Figure scripts

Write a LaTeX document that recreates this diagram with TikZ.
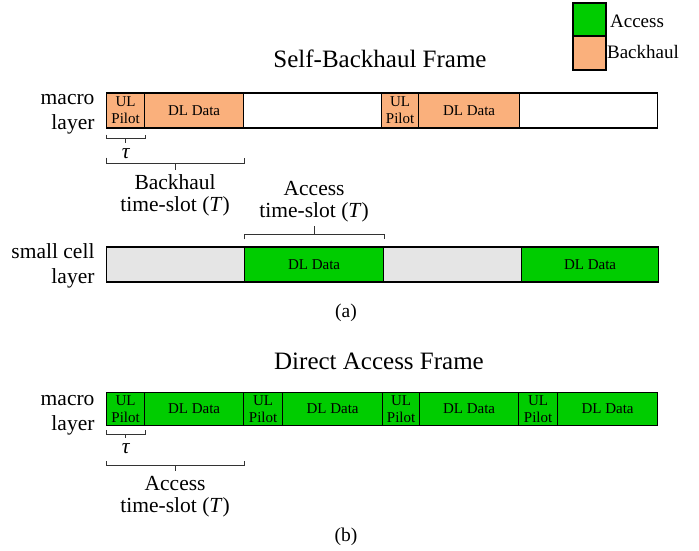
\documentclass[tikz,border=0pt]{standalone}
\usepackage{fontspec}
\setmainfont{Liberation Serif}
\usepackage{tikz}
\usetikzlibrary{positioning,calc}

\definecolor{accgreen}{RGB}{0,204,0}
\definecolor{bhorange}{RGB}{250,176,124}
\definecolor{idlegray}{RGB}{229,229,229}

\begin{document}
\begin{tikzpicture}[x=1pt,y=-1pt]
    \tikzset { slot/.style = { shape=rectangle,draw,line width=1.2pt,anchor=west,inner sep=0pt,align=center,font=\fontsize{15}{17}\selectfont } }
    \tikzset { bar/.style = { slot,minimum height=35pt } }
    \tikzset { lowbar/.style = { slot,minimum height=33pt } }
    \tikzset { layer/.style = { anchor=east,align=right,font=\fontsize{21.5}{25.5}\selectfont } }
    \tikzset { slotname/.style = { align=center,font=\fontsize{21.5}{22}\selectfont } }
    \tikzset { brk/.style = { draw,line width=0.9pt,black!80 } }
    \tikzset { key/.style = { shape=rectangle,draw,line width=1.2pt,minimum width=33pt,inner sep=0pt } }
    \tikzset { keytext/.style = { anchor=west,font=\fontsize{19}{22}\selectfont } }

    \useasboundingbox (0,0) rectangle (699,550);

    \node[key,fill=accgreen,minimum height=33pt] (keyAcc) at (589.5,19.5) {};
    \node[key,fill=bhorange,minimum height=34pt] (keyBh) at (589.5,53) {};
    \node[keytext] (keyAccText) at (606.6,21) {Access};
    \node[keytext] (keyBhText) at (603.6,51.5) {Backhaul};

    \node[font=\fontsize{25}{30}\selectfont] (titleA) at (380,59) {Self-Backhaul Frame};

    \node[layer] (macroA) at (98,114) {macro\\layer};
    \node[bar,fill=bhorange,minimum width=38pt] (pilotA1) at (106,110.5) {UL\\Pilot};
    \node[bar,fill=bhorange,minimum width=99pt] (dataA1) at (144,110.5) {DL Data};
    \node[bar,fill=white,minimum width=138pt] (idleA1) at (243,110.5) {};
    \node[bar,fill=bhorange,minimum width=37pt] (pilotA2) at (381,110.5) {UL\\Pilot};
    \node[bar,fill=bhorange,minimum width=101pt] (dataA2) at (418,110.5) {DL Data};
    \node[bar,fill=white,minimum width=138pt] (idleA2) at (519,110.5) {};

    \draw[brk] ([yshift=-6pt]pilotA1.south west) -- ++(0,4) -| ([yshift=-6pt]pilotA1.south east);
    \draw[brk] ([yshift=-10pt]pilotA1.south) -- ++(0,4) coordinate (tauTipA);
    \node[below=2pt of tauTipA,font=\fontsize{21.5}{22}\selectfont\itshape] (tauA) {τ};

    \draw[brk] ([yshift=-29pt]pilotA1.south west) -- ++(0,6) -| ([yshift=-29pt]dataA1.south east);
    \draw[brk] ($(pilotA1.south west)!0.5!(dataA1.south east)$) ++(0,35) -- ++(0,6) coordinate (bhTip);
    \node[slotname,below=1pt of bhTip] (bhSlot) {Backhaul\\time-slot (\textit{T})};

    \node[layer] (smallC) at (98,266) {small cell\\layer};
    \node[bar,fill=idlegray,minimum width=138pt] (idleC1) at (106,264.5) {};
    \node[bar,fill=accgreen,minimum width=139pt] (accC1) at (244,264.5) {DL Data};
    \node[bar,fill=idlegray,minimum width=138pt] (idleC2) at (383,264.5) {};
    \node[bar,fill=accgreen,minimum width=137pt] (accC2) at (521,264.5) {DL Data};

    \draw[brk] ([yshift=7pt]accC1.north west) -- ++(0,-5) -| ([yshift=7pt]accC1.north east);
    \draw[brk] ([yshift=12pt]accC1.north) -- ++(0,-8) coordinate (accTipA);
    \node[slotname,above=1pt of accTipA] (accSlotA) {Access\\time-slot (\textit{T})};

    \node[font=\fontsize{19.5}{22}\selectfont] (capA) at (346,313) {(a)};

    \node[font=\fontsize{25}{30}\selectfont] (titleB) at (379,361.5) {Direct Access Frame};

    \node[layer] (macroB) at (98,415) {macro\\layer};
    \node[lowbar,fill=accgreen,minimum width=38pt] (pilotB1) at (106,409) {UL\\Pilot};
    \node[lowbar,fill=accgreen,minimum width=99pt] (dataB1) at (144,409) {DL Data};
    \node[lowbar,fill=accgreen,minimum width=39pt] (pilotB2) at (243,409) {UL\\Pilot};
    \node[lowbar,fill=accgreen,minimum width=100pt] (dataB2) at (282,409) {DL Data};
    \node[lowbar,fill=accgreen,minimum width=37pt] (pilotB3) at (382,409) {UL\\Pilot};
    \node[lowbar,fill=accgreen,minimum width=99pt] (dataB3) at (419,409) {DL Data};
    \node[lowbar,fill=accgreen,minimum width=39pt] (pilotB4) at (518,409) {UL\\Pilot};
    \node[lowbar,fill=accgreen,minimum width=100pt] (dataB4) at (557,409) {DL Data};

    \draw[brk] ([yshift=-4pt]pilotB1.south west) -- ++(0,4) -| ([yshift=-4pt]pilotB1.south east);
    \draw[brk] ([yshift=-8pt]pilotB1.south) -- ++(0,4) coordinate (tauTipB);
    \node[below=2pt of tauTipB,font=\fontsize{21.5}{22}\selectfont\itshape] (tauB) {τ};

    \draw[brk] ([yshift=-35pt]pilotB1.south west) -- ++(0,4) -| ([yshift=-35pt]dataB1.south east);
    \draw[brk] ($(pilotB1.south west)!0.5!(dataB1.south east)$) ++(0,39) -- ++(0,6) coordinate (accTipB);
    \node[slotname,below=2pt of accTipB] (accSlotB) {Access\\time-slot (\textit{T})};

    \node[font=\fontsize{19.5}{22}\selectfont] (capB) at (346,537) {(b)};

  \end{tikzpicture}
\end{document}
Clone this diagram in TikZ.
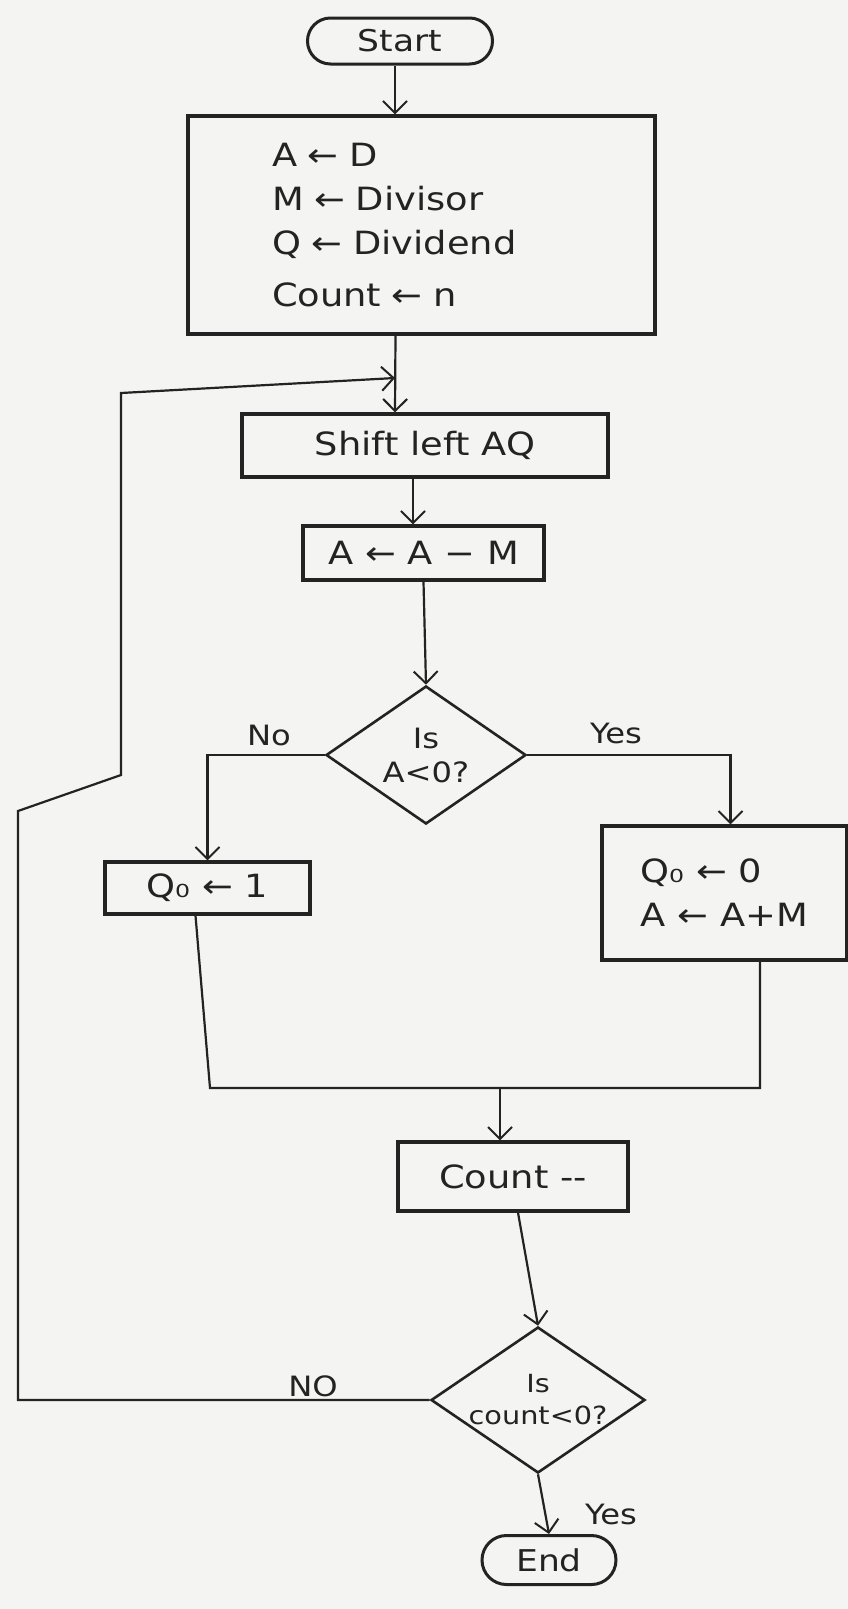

Exercise details
Repeat the listing above from its first line through the line that contains "(0,0) rectangle (699,550);", both included, and nothing more. Drop the pictures.

Correct output
Write a LaTeX document that recreates this diagram with TikZ.
\documentclass[tikz,border=0pt]{standalone}
\usepackage{fontspec}
\setmainfont{Liberation Serif}
\usepackage{tikz}
\usetikzlibrary{positioning,calc}

\definecolor{accgreen}{RGB}{0,204,0}
\definecolor{bhorange}{RGB}{250,176,124}
\definecolor{idlegray}{RGB}{229,229,229}

\begin{document}
\begin{tikzpicture}[x=1pt,y=-1pt]
    \tikzset { slot/.style = { shape=rectangle,draw,line width=1.2pt,anchor=west,inner sep=0pt,align=center,font=\fontsize{15}{17}\selectfont } }
    \tikzset { bar/.style = { slot,minimum height=35pt } }
    \tikzset { lowbar/.style = { slot,minimum height=33pt } }
    \tikzset { layer/.style = { anchor=east,align=right,font=\fontsize{21.5}{25.5}\selectfont } }
    \tikzset { slotname/.style = { align=center,font=\fontsize{21.5}{22}\selectfont } }
    \tikzset { brk/.style = { draw,line width=0.9pt,black!80 } }
    \tikzset { key/.style = { shape=rectangle,draw,line width=1.2pt,minimum width=33pt,inner sep=0pt } }
    \tikzset { keytext/.style = { anchor=west,font=\fontsize{19}{22}\selectfont } }

    \useasboundingbox (0,0) rectangle (699,550);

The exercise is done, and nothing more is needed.